Virtually anyone who has taken a standardized test at one time or another is familiar with the term percentile. Although percentiles seem dangerously similar to percentages (that is, "percent correct," referring to the number of questions answered correctly divided by the total number of questions, all multiplied by 100%), they are actually different. A similar measurement is the quartile, which we will also discuss. Both percentiles and quartiles are statistical measures of position; that is, they do not measure a central tendency or a spread (dispersion), but instead measure location in a data set. (The exact definition of a percentile and quartile differs; these differences, however, tend to be minor and are focused on certain fine points. Also, these differences tend to disappear when the number of data values in the set is large.)

Let's consider a number p, where p is a whole number between 0 and 100. Assume that the number p describes the percentage of values less than or equal to some data value N_p. Consequently, 100 – p is the percentage of values greater than N_p. This number N_p is the pth percentile. Thus, to say that some data value x is the 75th percentile is to say that 75% of all the values in the data set are less than or equal to x, and that 25% of the data values are greater than x. Note that the percentile of a data value can also be understood as 100 times the cumulative relative frequency of that value. (Recall that the cumulative relative frequency of a value x is the relative frequency of all values less than or equal to x.) So, a student who gets a test score in the 90th percentile, for instance, hasn't (necessarily) scored 90/100 correct--he simply has a score that is at least as good as 90% of the other students. Although such a description isn't necessarily very satisfying for the student (who is probably more interested in finding out his percentage of correct answers), it is statistically helpful in certain situations. Typically, the 0th and 100th percentiles are not discussed, because these values are simply the minimum and maximum (respectively) of the data set.

Practice Problem: For the data set below, which value is in the 75th percentile?

{1, 3, 3, 4, 6, 7, 7, 7, 8, 9, 9, 10, 12, 15, 16, 17}

Solution: We want to find the data value N_p for which 75% of the data set is less than or equal to N_p. Note that there are a total of 16 values in the set; thus, 75% of the data set is 12 values. Because the data set is ordered, we need simply find the 12th data value; then, 75% (12 out of 16 values) of the data set will be less than or equal to this value.
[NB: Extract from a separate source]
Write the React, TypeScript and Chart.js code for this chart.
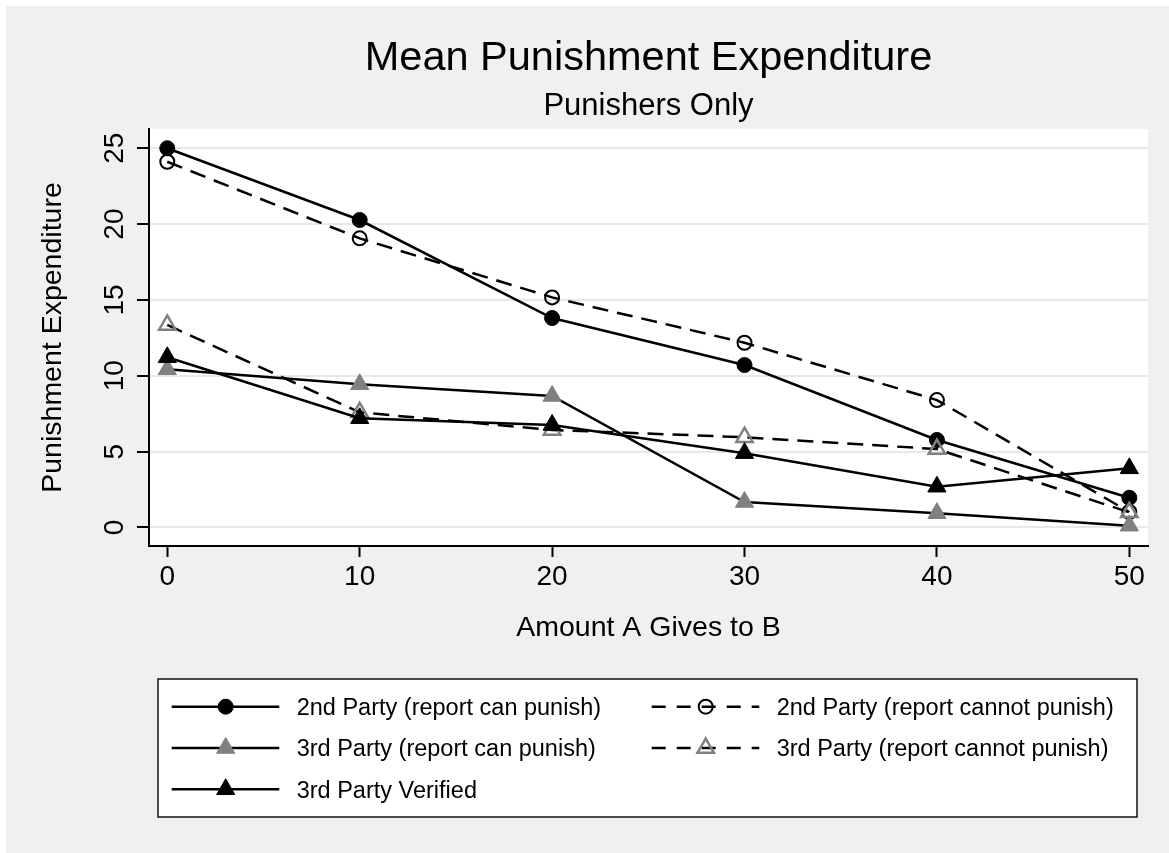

The number 10 is the 75th percentile: 75% of the values in the set are less than or equal to 10.

Practice Problem: Which of the following data values is the 50th percentile?

{1.52, 5.36, 6.79, 5.21, 0.28, 6.36, 8.47, 5.52, 6.26, 5.97}

Solution: The 50th percentile is that value N for which 50% of the values in the set are less than or equal to N. To help us find this value, let's first order the data set.

{0.28, 1.52, 5.21, 5.36, 5.52, 5.97, 6.26, 6.36, 6.79, 8.47}

The data set has 10 values; thus, the 50th percentile is the fifth data value, 5.52. Exactly half (50%) of the data values are less than or equal to 5.52, and the remaining half are greater than 5.52.

Another measure of position is the quartile, which is similar to the percentile except that it divides data into quarters (segments of 25% each) instead of hundredths. Thus, the nth quartile is the value x for which (25n)% of the values are less than or equal to x. Three quartiles are defined: Q1, Q2, and Q3. The quartile Q1 corresponds to the 25th percentile, Q2 to the 50th percentile, and Q3 to the 75th percentile.

The Q2 and the 50th percentile are sometimes said to correspond to the median of a data set. Given our definition of a median, this is true when there are an odd number of data values; it is not strictly true for an even number of data values (see the practice problem above)--the median, according to our definition, would actually be the mean of 5.52 and 5.97. We could, however, say that this median value (5.75) is the 50th percentile for the data set: technically, half the values in the data set are below this value, and half are above. Thus, we can still maintain our definition of the median if we appropriately define percentiles and quartiles. In addition, we can also note that Q1 is the median of the first half of the values, and Q3 is the median of the second half of the values. (Our above considerations on the definition of the median apply here as well.)

Practice Problem: What is Q3 for the following data set?

{20, 40, 50, 65, 70, 75, 80, 100}

Solution: Q3 is the value x for which 75% (three out of four) of the data values are at most x. Since there are eight members in the data set, the sixth value is Q3-75. This value is also the 75th percentile.